### What this task involves
Nothing outside the lines from the one containing "What seaborn and" down to the one containing "import seaborn as sns" belongs in the copy; print that span exactly, both ends included, with pictures removed.

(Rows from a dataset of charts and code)
§ §

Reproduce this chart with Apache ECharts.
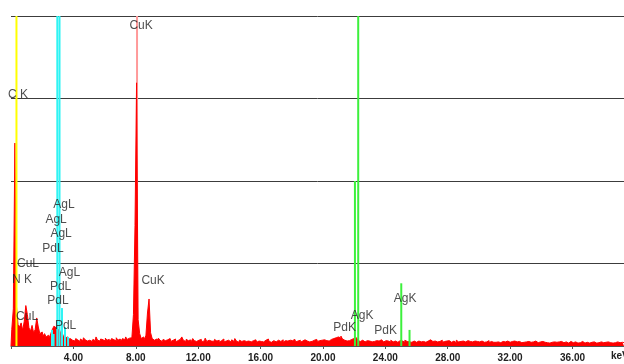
<!DOCTYPE html>
<html>
<head>
<meta charset="utf-8">
<script src="https://cdn.jsdelivr.net/npm/echarts@6/dist/echarts.min.js"></script>
<style>
  html, body {margin: 0; padding: 0; background: #fff;}
  #chart {width: 624px; height: 364px;}
</style>
</head>
<body>
<div id="chart"></div>
<script>
// spectrum counts, one value per 0.1 keV channel, starting at 0.0 keV
const channelStep = 0.1
const counts = [
  0, 200, 450, 2460, 480, 260, 230, 280, 190, 300,
  490, 380, 220, 180, 250, 160, 200, 340, 230, 150,
  170, 120, 150, 110, 130, 100, 150, 200, 240, 220,
  190, 200, 170, 150, 120, 100, 110, 80, 90, 70,
  80, 60, 90, 70, 55, 85, 65, 100, 75, 60,
  70, 90, 55, 80, 65, 110, 70, 60, 85, 75,
  60, 95, 70, 80, 55, 90, 75, 65, 100, 70,
  85, 60, 90, 75, 110, 80, 95, 100, 120, 380,
  1460, 3190, 320, 150, 90, 110, 80, 130, 400, 570,
  160, 90, 70, 85, 60, 95, 70, 55, 80, 65,
  75, 60, 90, 55, 70, 85, 50, 65, 80, 60,
  110, 70, 55, 85, 60, 75, 50, 90, 65, 55,
  70, 60, 80, 50, 65, 95, 55, 70, 60, 75,
  55, 80, 60, 70, 45, 65, 85, 50, 60, 70,
  60, 50, 75, 55, 90, 60, 45, 70, 55, 65,
  70, 55, 60, 80, 50, 65, 55, 75, 45, 60,
  55, 65, 50, 70, 60, 85, 55, 45, 65, 60,
  50, 70, 60, 55, 75, 45, 65, 60, 50, 70,
  65, 55, 80, 50, 60, 70, 45, 60, 75, 55,
  60, 50, 65, 55, 70, 60, 80, 55, 65, 70,
  60, 75, 65, 70, 60, 80, 75, 90, 100, 115,
  110, 95, 120, 85, 70, 60, 75, 65, 80, 70,
  90, 100, 80, 65, 55, 70, 60, 50, 65, 55,
  60, 50, 70, 55, 65, 45, 60, 75, 55, 50,
  65, 55, 60, 45, 70, 50, 60, 55, 45, 65,
  50, 60, 45, 70, 55, 50, 65, 45, 60, 55,
  45, 60, 70, 50, 55, 65, 45, 60, 50, 75,
  55, 45, 60, 50, 65, 55, 70, 45, 55, 60,
  50, 65, 45, 55, 60, 40, 70, 50, 55, 45,
  60, 50, 45, 65, 55, 40, 50, 60, 45, 55,
  50, 40, 60, 45, 55, 50, 65, 40, 55, 45,
  55, 45, 50, 60, 40, 55, 45, 50, 60, 40,
  45, 55, 40, 60, 50, 45, 55, 40, 50, 45,
  50, 40, 55, 45, 35, 50, 60, 45, 40, 50,
  40, 55, 45, 50, 40, 35, 55, 45, 50, 40,
  45, 50, 35, 55, 40, 45, 50, 35, 45, 55,
  40, 45, 50, 35, 45, 40, 55, 40, 35, 45,
  50, 35, 45, 40, 50, 35, 45, 40, 50, 35,
  40, 45, 35, 50, 40, 45, 35, 40, 45, 50,
  40, 35, 45, 40
]

// element marker lines: [keV, height]
const yellowLines = [[0.35, 4000]]
const cyanLines = [[2.97, 4000], [3.11, 4000], [2.63, 195], [2.73, 145], [3.27, 460], [3.46, 230], [3.66, 110]]
const greenLines = [[22.05, 2000], [22.26, 4000], [25.02, 760], [25.55, 195]]
const pinkLines = [[8.08, 4000]]

// peak labels: [keV, height, text]
const peakLabels = [
  [8.34, 3879, 'CuK'],
  [0.45, 3042, 'C K'],
  [3.40, 1715, 'AgL'],
  [2.89, 1533, 'AgL'],
  [3.21, 1357, 'AgL'],
  [2.69, 1176, 'PdL'],
  [1.09, 994, 'CuL'],
  [0.71, 800, 'N K'],
  [3.75, 894, 'AgL'],
  [3.18, 715, 'PdL'],
  [3.01, 545, 'PdL'],
  [1.03, 352, 'CuL'],
  [3.50, 242, 'PdL'],
  [9.11, 788, 'CuK'],
  [21.39, 218, 'PdK'],
  [22.51, 364, 'AgK'],
  [24.02, 182, 'PdK'],
  [25.27, 570, 'AgK']
]

const xTicks = [0, 4, 8, 12, 16, 20, 24, 28, 32, 36]

const markerSeries = (data, color, width, z) => ({
  type: 'custom',
  z,
  data,
  renderItem(params, api) {
    const p0 = api.coord([api.value(0), 0])
    const p1 = api.coord([api.value(0), api.value(1)])
    return {
      type: 'line',
      shape: {x1: p0[0], y1: p0[1], x2: p1[0], y2: p1[1]},
      style: {stroke: color, lineWidth: width}
    }
  }
})

const chart = echarts.init(document.getElementById('chart'))
chart.setOption({
  animation: false,
  backgroundColor: '#fff',
  grid: {left: 11, right: 0, top: 16, bottom: 18, containLabel: false, outerBoundsMode: 'none'},
  xAxis: {
    type: 'value',
    min: 0,
    max: 39.3,
    interval: 4,
    offset: 3,
    name: 'keV',
    nameLocation: 'end',
    nameGap: -13,
    nameTextStyle: {
      color: '#222', fontSize: 10, fontWeight: 'bold',
      fontFamily: 'Liberation Sans, Arial, sans-serif',
      verticalAlign: 'top', padding: [5, 0, 0, 0]
    },
    splitLine: {show: false},
    axisLine: {lineStyle: {color: '#555', width: 1}},
    axisTick: {length: 3, lineStyle: {color: '#555'}},
    axisLabel: {
      margin: 4,
      color: '#222',
      fontSize: 10,
      fontWeight: 'bold',
      fontFamily: 'Liberation Sans, Arial, sans-serif',
      formatter(val) {
        return xTicks.indexOf(val) > 0 ? val.toFixed(2) : ''
      }
    }
  },
  yAxis: {
    type: 'value',
    min: 0,
    max: 4000,
    interval: 1000,
    axisLine: {show: false},
    axisTick: {show: false},
    axisLabel: {show: false},
    splitLine: {lineStyle: {color: '#3c3c3c', width: 1}}
  },
  series: [
    markerSeries(pinkLines, '#ff9a9a', 2, 1),
    {
      type: 'line',
      z: 2,
      step: 'middle',
      symbol: 'none',
      data: counts.map((c, i) => [+(i * channelStep).toFixed(1), c]),
      lineStyle: {color: '#ff0000', width: 1},
      areaStyle: {color: '#ff0000', opacity: 1}
    },
    markerSeries(yellowLines, '#ffff00', 2, 3),
    markerSeries(cyanLines, '#2ff4f4', 2, 3),
    markerSeries(greenLines, '#3cf03c', 2, 3),
    {
      type: 'scatter',
      z: 4,
      symbolSize: 1,
      itemStyle: {color: 'rgba(0,0,0,0)'},
      data: peakLabels,
      label: {
        show: true,
        position: 'inside',
        color: '#222',
        fontSize: 12,
        fontFamily: 'Liberation Sans, Arial, sans-serif',
        formatter: p => p.data[2]
      }
    }
  ]
})
</script>
</body>
</html>
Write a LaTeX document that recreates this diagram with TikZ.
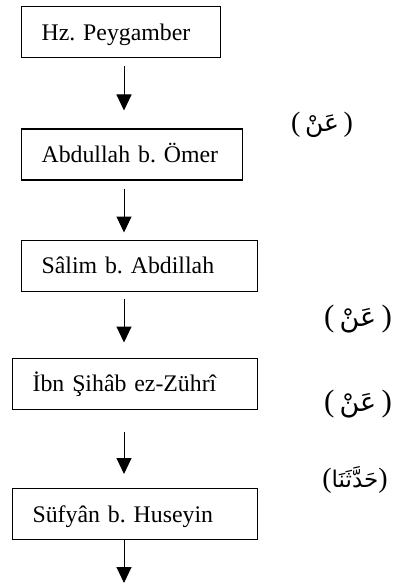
\documentclass[tikz,border=0pt]{standalone}
\usepackage{fontspec}
\setmainfont{Liberation Serif}
\newfontfamily\arabicfont[Script=Arabic]{DejaVu Sans}
\TeXXeTstate=1
\frenchspacing
\usetikzlibrary{arrows.meta}
\newcommand{\arb}[2]{{\arabicfont\fontsize{#1}{28}\selectfont\beginR #2\endR}}
\begin{document}
\begin{tikzpicture}[x=1pt,y=-1pt,
  box/.style={draw, line width=1.2pt, text width=#1, align=left, inner xsep=20pt, inner ysep=0pt,
    minimum height=51pt, text height=16pt, text depth=0pt, anchor=north west,
    font=\fontsize{23.8}{28}\selectfont},
  arr/.style={line width=1pt, -{Triangle[length=16pt,width=15pt]}},
  lab/.style={inner sep=0pt, font=\fontsize{#1}{28}\selectfont}]
\useasboundingbox (0,0) rectangle (395,585);
\node[box=159pt] (b1) at (21,6) {Hz. Peygamber};
\node[box=181pt] (b2) at (21,128.5) {Abdullah b. Ömer};
\node[box=196pt] (b3) at (21,239.5) {Sâlim b. Abdillah};
\node[box=205pt] (b4) at (12,357.5) {İbn Şihâb ez-Zührî};
\node[box=205pt] (b5) at (12,488) {Süfyân b. Huseyin};
\coordinate (ax) at (124,0);
\coordinate (tail) at (124,583);
\draw[arr, shorten <=8pt, shorten >=18pt] (b1.south -| ax) -- (b2.north -| ax);
\draw[arr, shorten <=8pt, shorten >=7pt] (b2.south -| ax) -- (b3.north -| ax);
\draw[arr, shorten <=7pt, shorten >=15pt] (b3.south -| ax) -- (b4.north -| ax);
\draw[arr, shorten <=22pt, shorten >=14pt] (b4.south -| ax) -- (b5.north -| ax);
\draw[arr] (b5.south -| ax) -- (tail);
\node[lab=28] (l1) at (322,125) {(\,\arb{25}{عَنْ}\,)};
\node[lab=31] (l2) at (358,319) {(\,\arb{27}{عَنْ}\,)};
\node[lab=31] (l3) at (358,404) {(\,\arb{27}{عَنْ}\,)};
\node[lab=28] (l4) at (355,480) {(\arb{23}{حَدَّثَنَا})};
\end{tikzpicture}
\end{document}
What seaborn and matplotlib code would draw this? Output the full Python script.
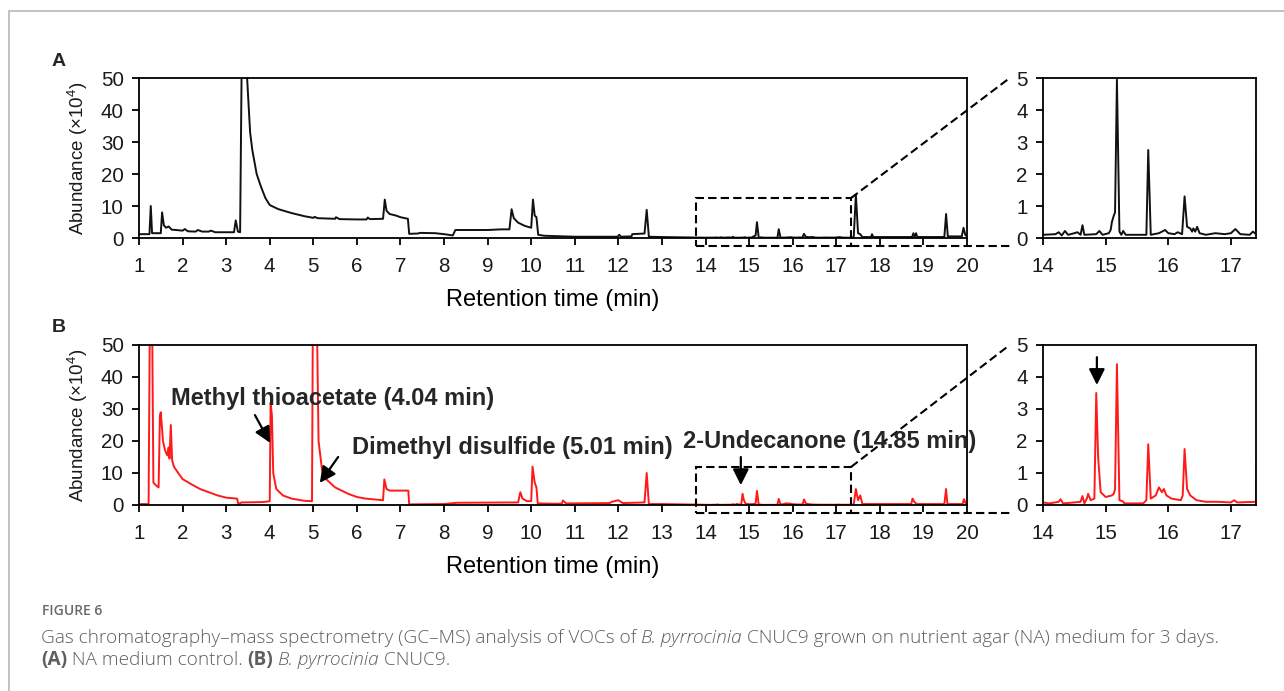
import numpy as np
import pandas as pd
import matplotlib
matplotlib.use("Agg")
import matplotlib.pyplot as plt
from matplotlib.lines import Line2D
from matplotlib.patches import Rectangle
import seaborn as sns

# ---------------- data ----------------
a_time = [1.00, 1.24, 1.27, 1.30, 1.50, 1.53, 1.57, 1.62, 1.68, 1.75, 1.85, 2.00, 2.05, 2.12,
          2.30, 2.35, 2.45, 2.60, 2.65, 2.75, 3.00, 3.18, 3.22, 3.27, 3.32, 3.36, 3.44, 3.50,
          3.55, 3.60, 3.70, 3.80, 3.90, 4.00, 4.20, 4.50, 4.80, 5.00, 5.03, 5.10, 5.50, 5.52,
          5.60, 6.00, 6.22, 6.25, 6.30, 6.60, 6.64, 6.68, 6.75, 6.90, 7.00, 7.17, 7.20, 7.40,
          7.45, 7.80, 8.00, 8.20, 8.26, 8.50, 9.00, 9.30, 9.50, 9.55, 9.60, 9.70, 9.85, 10.00,
          10.04, 10.08, 10.12, 10.16, 10.30, 11.00, 11.98, 12.02, 12.06, 12.30, 12.32, 12.60,
          12.65, 12.70, 13.00, 13.50,
          14.00, 14.20, 14.25, 14.30, 14.35, 14.40, 14.50, 14.55, 14.60, 14.63, 14.66, 14.85,
          14.90, 14.95, 15.05, 15.08, 15.10, 15.13, 15.15, 15.18, 15.22, 15.25, 15.28, 15.32,
          15.65, 15.68, 15.72, 15.85, 15.95, 16.00, 16.10, 16.15, 16.22, 16.26, 16.30, 16.35,
          16.38, 16.40, 16.43, 16.46, 16.50, 16.60, 16.75, 16.90, 17.00, 17.07, 17.15, 17.30,
          17.35, 17.40,
          17.45, 17.50, 17.55, 17.60, 17.80, 17.82, 17.85, 18.74, 18.77, 18.80, 18.83, 18.86,
          18.90, 19.48, 19.52, 19.56, 19.88, 19.92, 19.96, 20.00]
a_abund = [1.2, 1.2, 10.0, 1.5, 1.5, 8.0, 4.0, 3.2, 3.6, 2.6, 2.5, 2.3, 2.8, 2.1,
           2.0, 2.5, 2.0, 2.0, 2.3, 1.8, 1.8, 1.8, 5.5, 2.0, 1.8, 60.0, 60.0, 45.0,
           33.0, 27.5, 20.0, 16.0, 12.5, 10.3, 9.0, 7.8, 6.8, 6.3, 6.6, 6.2, 6.0, 6.5,
           5.9, 5.8, 5.8, 6.4, 5.9, 6.0, 12.0, 8.5, 7.5, 7.0, 6.5, 6.0, 1.3, 1.4,
           1.6, 1.5, 1.2, 0.8, 2.5, 2.5, 2.5, 2.7, 2.7, 9.0, 6.2, 4.8, 3.8, 3.2,
           12.0, 7.0, 6.5, 1.0, 0.7, 0.4, 0.4, 1.0, 0.4, 0.5, 1.2, 1.4,
           8.8, 0.4, 0.3, 0.2,
           0.10, 0.12, 0.18, 0.08, 0.22, 0.10, 0.15, 0.18, 0.10, 0.40, 0.10, 0.12,
           0.22, 0.10, 0.15, 0.25, 0.50, 0.70, 0.80, 4.95, 0.20, 0.10, 0.22, 0.10,
           0.10, 2.75, 0.10, 0.15, 0.25, 0.15, 0.12, 0.18, 0.12, 1.30, 0.35, 0.30,
           0.20, 0.30, 0.20, 0.35, 0.15, 0.10, 0.15, 0.12, 0.15, 0.28, 0.12, 0.10,
           0.20, 0.12,
           13.5, 1.5, 1.2, 0.3, 0.3, 1.2, 0.3, 0.3, 1.5, 0.3, 1.5, 0.3,
           0.3, 0.3, 7.5, 0.5, 0.5, 3.2, 1.0, 0.5]

b_time = [1.00, 1.22, 1.25, 1.30, 1.33, 1.40, 1.45, 1.48, 1.50, 1.55, 1.60, 1.65, 1.68, 1.70,
          1.73, 1.76, 1.80, 1.90, 2.00, 2.20, 2.40, 2.60, 2.80, 3.00, 3.25, 3.28, 3.35, 3.80,
          3.90, 4.00, 4.02, 4.05, 4.08, 4.15, 4.30, 4.50, 4.80, 4.97, 4.99, 5.08, 5.12, 5.20,
          5.30, 5.50, 5.80, 6.00, 6.20, 6.60, 6.63, 6.68, 6.75, 7.18, 7.20, 8.00, 8.30, 9.70,
          9.75, 9.80, 9.90, 10.00, 10.03, 10.08, 10.12, 10.15, 10.50, 10.70, 10.73, 10.80,
          11.80, 11.85, 12.00, 12.10, 12.60, 12.65, 12.70, 13.00, 13.50,
          14.00, 14.10, 14.25, 14.28, 14.32, 14.50, 14.60, 14.63, 14.66, 14.70, 14.72, 14.76,
          14.82, 14.85, 14.88, 14.92, 15.00, 15.10, 15.13, 15.15, 15.18, 15.22, 15.27, 15.30,
          15.60, 15.65, 15.68, 15.72, 15.80, 15.85, 15.90, 15.93, 15.97, 16.05, 16.20, 16.23,
          16.26, 16.30, 16.35, 16.45, 16.60, 16.80, 17.00, 17.05, 17.10, 17.40,
          17.45, 17.50, 17.55, 17.60, 18.10, 18.72, 18.75, 18.80, 18.85, 19.48, 19.52, 19.55,
          19.90, 19.93, 19.97, 20.00]
b_abund = [0.3, 0.3, 60.0, 60.0, 7.0, 6.0, 5.5, 28.0, 29.0, 20.0, 17.0, 15.5, 18.0, 14.5,
           25.0, 14.0, 12.0, 10.0, 8.1, 6.5, 5.0, 4.0, 3.0, 2.3, 2.0, 0.3, 0.8, 0.9,
           1.0, 1.2, 32.0, 28.0, 10.0, 5.0, 3.0, 2.0, 1.3, 1.2, 60.0, 60.0, 20.0, 11.0,
           8.0, 5.5, 3.5, 2.5, 2.0, 1.5, 8.0, 5.0, 4.5, 4.5, 0.2, 0.3, 0.7, 0.8,
           4.0, 2.0, 1.2, 1.2, 12.0, 7.0, 5.5, 0.5, 0.4, 0.4, 1.4, 0.5,
           0.6, 1.0, 1.5, 0.6, 0.8, 10.0, 0.3, 0.3, 0.2,
           0.08, 0.05, 0.10, 0.18, 0.05, 0.08, 0.10, 0.28, 0.05, 0.20, 0.35, 0.15,
           0.20, 3.50, 1.50, 0.40, 0.25, 0.30, 0.35, 0.50, 4.40, 0.15, 0.12, 0.05,
           0.05, 0.15, 1.90, 0.20, 0.30, 0.55, 0.40, 0.50, 0.30, 0.20, 0.15, 0.30,
           1.75, 0.50, 0.30, 0.15, 0.10, 0.10, 0.08, 0.15, 0.08, 0.10,
           5.0, 1.5, 3.0, 0.3, 0.3, 0.3, 2.0, 0.8, 0.3, 0.3, 5.0, 0.3,
           0.3, 1.8, 0.5, 0.3]

x_ticks_main = list(range(1, 21))
y_ticks_main = [0, 10, 20, 30, 40, 50]
x_ticks_zoom = [14, 15, 16, 17]
y_ticks_zoom = [0, 1, 2, 3, 4, 5]
zoom_range = (14.0, 17.4)
box_x = (13.78, 17.34)

annotations_b = [
    ("Methyl thioacetate (4.04 min)", (1.73, 33.4), (3.66, 28.1), (4.01, 19.4)),
    ("Dimethyl disulfide (5.01 min)", (5.89, 18.1), (5.57, 15.0), (5.15, 6.9)),
    ("2-Undecanone (14.85 min)", (13.48, 19.7), (14.81, 15.0), (14.81, 6.2)),
]

# ---------------- style ----------------
sns.set_theme(style="ticks")
plt.rcParams['font.family'] = ['Liberation Sans', 'DejaVu Sans']
plt.rcParams['mathtext.fontset'] = 'custom'
plt.rcParams['mathtext.rm'] = 'Liberation Sans'
plt.rcParams['axes.linewidth'] = 1.2

W, H = 1284, 691
fig = plt.figure(figsize=(W / 100, H / 100), dpi=100)
fig.patch.set_facecolor('white')

def px_axes(left, top, right, bottom):
    return fig.add_axes([left / W, 1 - bottom / H, (right - left) / W, (bottom - top) / H])

TICK_FS = 14.8
TICK_C = '#1a1a1a'

def style_axes(ax):
    for s in ax.spines.values():
        s.set_visible(True)
        s.set_color('black')
        s.set_linewidth(1.3)
    ax.tick_params(axis='both', direction='out', length=5, width=1.3, color='black',
                   labelcolor=TICK_C, labelsize=TICK_FS)
    ax.tick_params(axis='x', pad=9)
    ax.tick_params(axis='y', pad=6)
    ax.set_facecolor('white')
    ax.grid(False)

panels = [
    dict(label='A', t=a_time, y=a_abund, color='#111111', top=78, bottom=238, box_top=12.5),
    dict(label='B', t=b_time, y=b_abund, color='#ff1a1a', top=345, bottom=505, box_top=11.9),
]

for p in panels:
    df = pd.DataFrame({'time': p['t'], 'abund': p['y']})
    ax = px_axes(139, p['top'], 967, p['bottom'])
    sns.lineplot(data=df, x='time', y='abund', ax=ax, color=p['color'], lw=1.4,
                 estimator=None, sort=False)
    ax.set_xlim(1, 20)
    ax.set_ylim(0, 50)
    ax.set_xticks(x_ticks_main)
    ax.set_yticks(y_ticks_main)
    style_axes(ax)
    ax.set_xlabel('Retention time (min)', fontsize=17, labelpad=9, color='black')
    ax.set_ylabel('Abundance (×10$^{4}$)', fontsize=13.5, labelpad=8, color='#1a1a1a')

    # dashed zoom box + connectors
    dash = dict(color='black', lw=1.5, ls=(0, (4, 2)), clip_on=False)
    ax.add_patch(Rectangle((box_x[0], -2.5), box_x[1] - box_x[0], p['box_top'] + 2.5,
                           fill=False, ec='black', lw=1.5, ls=(0, (4, 2)), clip_on=False,
                           zorder=5))
    ax.plot([box_x[1], 20.98], [-2.5, -2.5], **dash)
    ax.plot([box_x[1], 20.98], [p['box_top'], 50], **dash)

    # zoom axes
    axz = px_axes(1043, p['top'], 1256, p['bottom'])
    dz = df[(df['time'] >= zoom_range[0] - 0.05) & (df['time'] <= zoom_range[1] + 0.05)]
    sns.lineplot(data=dz, x='time', y='abund', ax=axz, color=p['color'], lw=1.4,
                 estimator=None, sort=False)
    axz.set_xlim(*zoom_range)
    axz.set_ylim(0, 5)
    axz.set_xticks(x_ticks_zoom)
    axz.set_yticks(y_ticks_zoom)
    style_axes(axz)
    axz.set_xlabel('')
    axz.set_ylabel('')

    fig.text(52 / W, 1 - (p['top'] - 17) / H, p['label'], fontsize=14, fontweight='bold',
             ha='left', va='center')

    if p['label'] == 'B':
        for text, tpos, a0, a1 in annotations_b:
            ax.text(tpos[0], tpos[1], text, fontsize=17, fontweight='bold', ha='left',
                    va='center', zorder=6)
            ax.annotate('', xy=a1, xytext=a0,
                        arrowprops=dict(arrowstyle='-|>,head_length=0.8,head_width=0.4',
                                        color='black', lw=1.6, shrinkA=0, shrinkB=0),
                        annotation_clip=False)
        axz.annotate('', xy=(14.86, 3.75), xytext=(14.86, 4.62),
                     arrowprops=dict(arrowstyle='-|>,head_length=0.8,head_width=0.4',
                                     color='black', lw=1.6, shrinkA=0, shrinkB=0))

# ---------------- frame & caption ----------------
frame_c = '#bdbdbd'
fig.add_artist(Line2D([9 / W, 1.0], [1 - 11 / H, 1 - 11 / H], color=frame_c, lw=1.3,
                      transform=fig.transFigure))
fig.add_artist(Line2D([9 / W, 9 / W], [1 - 11 / H, 0], color=frame_c, lw=1.3,
                      transform=fig.transFigure))

cap_c = '#5f5f5f'
cap_font = ['Open Sans', 'DejaVu Sans']
fig.text(42 / W, 1 - 611 / H, 'FIGURE 6', fontsize=10, fontweight='semibold',
         family=cap_font, color='#6a6a6a', ha='left', va='center')

renderer = fig.canvas.get_renderer()

def draw_runs(x_px, y_px, runs, fs=13.7):
    x = x_px
    for s, weight, style in runs:
        t = fig.text(x / W, 1 - y_px / H, s, fontsize=fs, fontweight=weight, fontstyle=style,
                     family=cap_font, color=cap_c, ha='left', va='center')
        bb = t.get_window_extent(renderer)
        x += bb.width

line1 = [("Gas chromatography\u2013mass spectrometry (GC\u2013MS) analysis of VOCs of\u00a0", 'light', 'normal'),
         ("B. pyrrocinia", 'light', 'italic'),
         ("\u00a0CNUC9 grown on nutrient agar (NA) medium for 3 days.", 'light', 'normal')]
line2 = [("(A)", 'bold', 'normal'),
         ("\u00a0NA medium control.\u00a0", 'light', 'normal'),
         ("(B)", 'bold', 'normal'),
         ("\u00a0", 'light', 'normal'),
         ("B. pyrrocinia", 'light', 'italic'),
         ("\u00a0CNUC9.", 'light', 'normal')]
draw_runs(41, 638, line1)
draw_runs(41, 660, line2)

fig.savefig('out.png', dpi=100, facecolor='white')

§ §

### Solution to the exercise
What seaborn and matplotlib code would draw this? Output the full Python script.
import numpy as np
import pandas as pd
import matplotlib
matplotlib.use("Agg")
import matplotlib.pyplot as plt
from matplotlib.lines import Line2D
from matplotlib.patches import Rectangle
import seaborn as sns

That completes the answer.